Google and Wikipedia are two of the fiction writer’s best friends and worst enemies. My problem is that I go to Wikipedia to look up, say, a particular method of building demolition, and then I come out of my wikitrance two hours later with my browser open to a page about the principal exports of Finland.
…at least my horrible ‘research’ habits are cheaper?
My people indeed!
My husband is that Easy Napper as well. He can lay down and be out cold in about 2 seconds. Same deal at night. I wish I could do that. I myself have to do the 20-minute Power Nap or none at all, becuase then I get all groggy and cranky. I can also Alert Nap, which does a body good. The exeption was when I was pregnant, boooy did I nap then. My advice to Munchkin is ignore the sideways glances you may get as you’re headed into the nap room (I mean, it’s there, right? Presumably for people to use!). You are growing another little person inside you for crying out loud, and anyone who gives you crap about needing to rest should cram it in their word-hole. :)
M. — “wikitrance” — I love it! And, sadly, know it too too well.
Hooray for napping or, as I like to call it, thinking with my eyes closed, and a somewhat more muted hooray for “research” — retail or otherwise. Food blogs make up my current “research” interest, and, since I’m trying to finish up a writing project, I am now know EVERYTHING about the food world. My actual topic? Not so much.
I look forward to your napping piece, Sars!
Oh, napping. I have totally sneaked (snuck?) five- and ten-minute catnaps under my desk, because some afternoons, when the sun comes in my office windows really strongly, I wind up faceplanting on my keyboard or drooling all over myself. I work in a teeny office, and it’s the only place to hide. It works pretty well because it’s dark but you can’t get too comfortable, and it totally solves the faceplant problem. On the other hand, it’s totally embarrassing, because hi: I’m a grown-up professional person who sleeps under her desk. And sometimes drools.
“Alert napping” is actually a form of self-hypnosis.
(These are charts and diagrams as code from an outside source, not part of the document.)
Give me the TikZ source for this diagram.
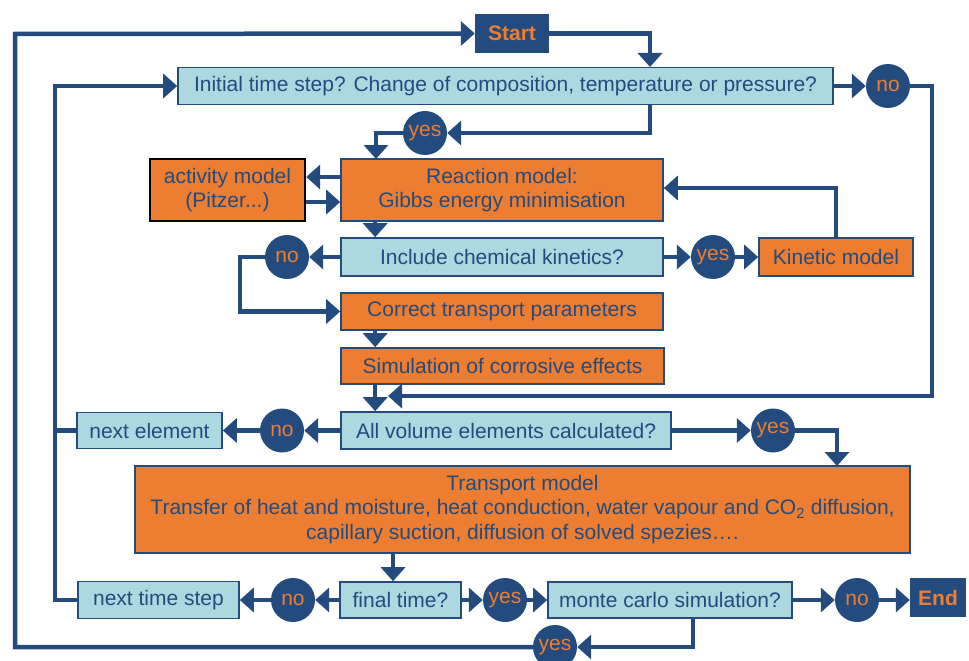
\documentclass[tikz,border=0pt]{standalone}
\usepackage{fontspec}
\setmainfont{Liberation Sans}
\usetikzlibrary{arrows.meta}

\definecolor{navy}{RGB}{35,75,125}
\definecolor{ora}{RGB}{237,125,49}
\definecolor{pale}{RGB}{173,216,224}

\begin{document}
\begin{tikzpicture}[x=1pt, y=-1pt, font=\fontsize{21}{24.5}\selectfont]

\tikzset{
  qbox/.style={draw=navy, fill=pale, line width=1.6pt, text=navy, align=center, inner sep=0pt},
  obox/.style={draw=navy, fill=ora, line width=1.6pt, text=navy, align=center, inner sep=0pt},
  term/.style={fill=navy, text=ora, font=\fontsize{21}{24}\selectfont\bfseries, inner sep=0pt},
  dot/.style={circle, fill=navy, text=ora, minimum size=44pt, inner sep=0pt},
  arr/.style={-{Triangle[length=14pt,width=24pt]}, draw=navy, line width=4.5pt},
  line/.style={draw=navy, line width=4.5pt}
}

\useasboundingbox (0,0) rectangle (969,661);

% --- Inicio e pergunta inicial ---
\node[term, minimum width=74pt, minimum height=39pt] (start) at (512,33.5) {Start};
\node[qbox, minimum width=655pt, minimum height=37pt] (init) at (505.5,86)
  {Initial time step? Change of composition, temperature or pressure?};
\node[dot] (noA) at (888,86) {no};
\node[dot] (yesA) at (425,133) {yes};

% --- Modelo de reacao ---
\node[obox, draw=black, line width=2.4pt, minimum width=155pt, minimum height=62pt] (activ) at (227.5,190)
  {activity model\\(Pitzer...)};
\node[obox, minimum width=322pt, minimum height=62pt] (react) at (502,190)
  {Reaction model:\\Gibbs energy minimisation};

% --- Cinetica ---
\node[qbox, minimum width=322pt, minimum height=38pt] (incl) at (502,257) {Include chemical kinetics?};
\node[dot] (noB) at (287,257) {no};
\node[dot] (yesB) at (713,257) {yes};
\node[obox, minimum width=154pt, minimum height=38pt] (kin) at (836,257) {Kinetic model};

\node[obox, minimum width=322pt, minimum height=37pt] (corr) at (502,311.5) {Correct transport parameters};
\node[obox, minimum width=323pt, minimum height=36pt] (sim) at (502.5,366) {Simulation of corrosive effects};

% --- Elementos de volume ---
\node[qbox, minimum width=330pt, minimum height=37pt] (allvol) at (506,430.5) {All volume elements calculated?};
\node[dot] (noC) at (282,430.5) {no};
\node[qbox, minimum width=145pt, minimum height=36pt] (nextel) at (149.5,430.5) {next element};
\node[dot] (yesC) at (773,430.5) {yes};

% --- Modelo de transporte ---
\node[obox, minimum width=775pt, minimum height=87pt] (trans) at (522.5,509.5)
  {Transport model\\Transfer of heat and moisture, heat conduction, water vapour and CO\textsubscript{2} diffusion,\\capillary suction, diffusion of solved spezies….};

% --- Passo de tempo ---
\node[qbox, minimum width=121pt, minimum height=36pt] (final) at (400.5,600) {final time?};
\node[dot] (noD) at (293,600) {no};
\node[qbox, minimum width=161pt, minimum height=37pt] (nextts) at (158.5,600) {next time step};
\node[dot] (yesD) at (505,600) {yes};
\node[qbox, minimum width=244pt, minimum height=36pt] (monte) at (670,600) {monte carlo simulation?};
\node[dot] (noE) at (857,600) {no};
\node[term, minimum width=56pt, minimum height=39pt] (endb) at (938,597.5) {End};
\node[dot] (yesF) at (555,647) {yes};

% --- Pontos auxiliares ---
\coordinate (initin) at (650,67);
\coordinate (initout) at (650,104);
\coordinate (reactin) at (376,159);
\coordinate (rightrail) at (932,396);
\coordinate (merge) at (388,396);
\coordinate (leftrail) at (55,86);
\coordinate (outerrail) at (15,34);
\coordinate (transin) at (837,466);
\coordinate (transout) at (393,553);

% --- Setas ---
\draw[arr] (start.east) -| (initin);
\draw[arr] (init.east) -- (noA);
\draw[arr] (noA.east) -| (rightrail) -- (merge);

\draw[arr] (initout) |- (yesA);
\draw[arr] (yesA.west) -| (reactin);

\draw[arr] ([yshift=13pt]react.west) -- ([yshift=13pt]activ.east);
\draw[arr] ([yshift=-12pt]activ.east) -- ([yshift=-12pt]react.west);
\draw[arr] ([xshift=35pt]react.south west) -- ([xshift=35pt]incl.north west);

\draw[arr] (incl.west) -- (noB);
\draw[arr] (noB.west) -- ++(-25,0) |- (corr.west);
\draw[arr] (incl.east) -- (yesB);
\draw[arr] (yesB) -- (kin.west);
\draw[arr] (kin.north) |- ([yshift=2pt]react.east);

\draw[arr] ([xshift=35pt]corr.south west) -- ([xshift=35pt]sim.north west);
\draw[arr] ([xshift=35pt]sim.south west) -- ([xshift=35pt]allvol.north west);

\draw[arr] (allvol.west) -- (noC);
\draw[arr] (noC) -- (nextel.east);
\draw[line] (nextel.west) -- (nextel.west -| leftrail);
\draw[arr] (allvol.east) -- (yesC);
\draw[arr] (yesC.east) -| (transin);

\draw[arr] (transout) -- (transout |- final.north);
\draw[arr] (final.west) -- (noD);
\draw[arr] (noD) -- (nextts.east);
\draw[arr] (nextts.west) -| (leftrail) -- (init.west);
\draw[arr] (final.east) -- (yesD);
\draw[arr] (yesD) -- (monte.west);
\draw[arr] (monte.east) -- (noE);
\draw[arr] (noE) -- (endb.west |- noE);
\draw[arr] ([xshift=23pt]monte.south) |- (yesF);
\draw[arr] (yesF.west) -| (outerrail) -- (start.west);

\end{tikzpicture}
\end{document}
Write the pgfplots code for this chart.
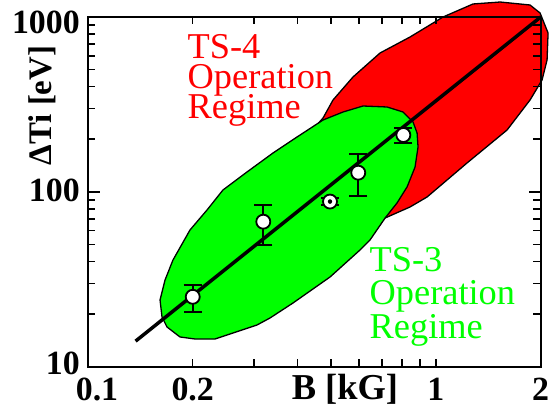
\documentclass[border=0pt]{standalone}
\usepackage{fontspec}
\setmainfont{Liberation Serif}
\usepackage{pgfplots}
\pgfplotsset{compat=1.18}
\definecolor{tsred}{RGB}{255,0,0}
\definecolor{tsgreen}{RGB}{0,255,0}
\newcommand{\redfont}{\fontsize{36.5}{30.5}\selectfont\lineskiplimit=-100pt\relax}
\newcommand{\greenfont}{\fontsize{36.5}{33.7}\selectfont\lineskiplimit=-100pt\relax}
\begin{document}
\begin{tikzpicture}
\begin{axis}[
  xmode=log, ymode=log,
  xmin=0.1, xmax=2, ymin=10, ymax=1000,
  scale only axis, width=452.7bp, height=349.7bp,
  clip=false, axis on top,
  axis line style={line width=2bp},
  tick style={line width=1.5bp, black},
  major tick length=12bp, minor tick length=7.5bp,
  xtick={0.1,0.2,1,2},
  xticklabels={\hspace*{18bp}0.1,0.2,1,2},
  minor xtick={0.2,0.3,0.4,0.5,0.6,0.7,0.8,0.9,1},
  major x tick style={draw=none},
  ytick={10,100,1000},
  yticklabels={\raisebox{-8.3bp}{10},\raisebox{-9.7bp}{100},\raisebox{-16.3bp}{1000}},
  minor ytick={20,30,40,50,60,70,80,90,200,300,400,500,600,700,800,900},
  ticklabel style={font=\fontsize{34}{40}\selectfont\bfseries, inner sep=0pt},
  xticklabel style={anchor=base, yshift=-34bp},
  yticklabel style={anchor=base east, xshift=-8bp},
  xlabel={B [kG]},
  ylabel={ΔTi [eV]},
  xlabel style={at={(axis description cs:0.5677,0)}, anchor=base, yshift=-33.3bp, font=\fontsize{36.6}{40}\selectfont\bfseries, inner sep=0pt},
  ylabel style={at={(axis description cs:-0.0802,0.747)}, anchor=base, font=\fontsize{33}{40}\selectfont\bfseries, inner sep=0pt},
]
% TS-4 operation regime
\addplot[fill=tsred, draw=black, line width=1.3bp] coordinates {
 (0.4737,264.5) (0.5060,335.2) (0.5776,453.9) (0.6908,622.5) (0.8424,768.6)
 (1.048,1000) (1.278,1187) (1.529,1218) (1.864,1171) (1.992,1054)
 (2.100,810.1) (2.086,567.6) (2.018,436.3) (1.864,335.2) (1.601,225.8)
 (1.228,146.2) (0.9428,93.43) (0.8424,81.92) (0.7143,70.86) (0.5479,58.93)
 (0.4068,53.04) (0.3447,60.50) (0.3335,89.81) (0.3682,142.4) (0.4290,211.4)
} -- cycle;
% TS-3 operation regime
\addplot[fill=tsgreen, draw=black, line width=1.3bp] coordinates {
 (0.1611,24.07) (0.1665,31.32) (0.1755,40.76) (0.1964,60.50) (0.2198,78.74)
 (0.2443,102.5) (0.2864,129.9) (0.3402,166.8) (0.3988,205.9) (0.4737,257.5)
 (0.5408,286.2) (0.6173,309.7) (0.7237,305.7) (0.8042,286.2) (0.8593,250.8)
 (0.8826,217.1) (0.8882,180.5) (0.8708,138.7) (0.8259,106.6) (0.7730,86.34)
 (0.7143,70.86) (0.6464,53.04) (0.6050,46.50) (0.4961,32.58) (0.3884,23.14)
 (0.3335,18.99) (0.3060,17.32) (0.2317,14.40) (0.2030,14.40) (0.1838,14.79)
 (0.1687,16.87) (0.1632,19.24)
} -- cycle;
% scaling line
\addplot[black, line width=3.5bp] coordinates {(0.137,14.0) (2,1000)};
% measurements
\addplot[only marks, mark=*, mark size=7bp,
  mark options={fill=white, draw=black, line width=1.8bp},
  error bars/.cd, y dir=both, y explicit,
  error bar style={line width=1.8bp, black},
  error mark options={rotate=90, mark size=9bp, line width=1.8bp, black}]
 coordinates {
 (0.2,25.1) += (0,4.2) -= (0,4.5)
 (0.319,67.5) += (0,16.6) -= (0,17.8)
 (0.496,88) += (0,4) -= (0,4)
 (0.598,128.7) += (0,36) -= (0,34)
 (0.806,211.4) += (0,19.5) -= (0,20.4)
};
\addplot[only marks, mark=none,
  error bars/.cd, y dir=both, y explicit,
  error bar style={line width=1.5bp, black},
  error mark options={rotate=90, mark size=6bp, line width=1.5bp, black}]
 coordinates {(0.496,88) += (0,4) -= (0,4)};
\node[anchor=base west, align=left, text=tsred, inner sep=0pt, font=\redfont]
  at (axis description cs:0.2198,0.7083) {TS-4\\Operation\\Regime};
\node[anchor=base west, align=left, text=tsgreen, inner sep=0pt, font=\greenfont]
  at (axis description cs:0.6218,0.0806) {TS-3\\Operation\\Regime};
\end{axis}
\path ([xshift=-88bp,yshift=-48.3bp]current axis.south west) rectangle ([xshift=12.3bp,yshift=17bp]current axis.north east);
\end{tikzpicture}
\end{document}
Hypnosis occurs when the brain waves move from beta through alpha to low alpha/high theta. (Delta is the next step down… that’s regular sleep.) So when you’re “alert napping” you’re in a hypnotic state. This is why you’re resting, but aware of everything around you. You’re so relaxed and your brain state is altered so it “feels” like you’re in a sleep state, but you’re not really. Useful state to be able to attain, too… 20 minutes in that space is like two hours of deep sleep.
Awesome!! Now I know what I am: not a napper, but a self-hypnosis expert!
Seriously, there is not a location yet invented in which I cannot nap, including all forms of transport — even the middle seat of coach on a transatlantic flight. This is why I will never be one of those women who meets Mr Right on the train or plane, because a) I’m not awake to chat with him and b) my head is lolling to the side, my jaw is slack, and there’s a wee rivulet of drool deciding whether it wants to make the leap over the side of my half-open mouth. SOOOO attractive in a woman, I’m sure.
The alert factor also explains why, on the Midtown Direct, I never miss my stop, or sleep all the way to the Sunnyside yards. And it DOES feel like two hours; I’ll wake up on the sofa, totally refreshed and think, shit, I’ve slept too long and it will have been, like, 20 minutes.
Dee, I am also one of those people who can’t be put in a trance by an actual hypnotist. Is this common among those of us who are “alert [self-hypnotizing] nappers”?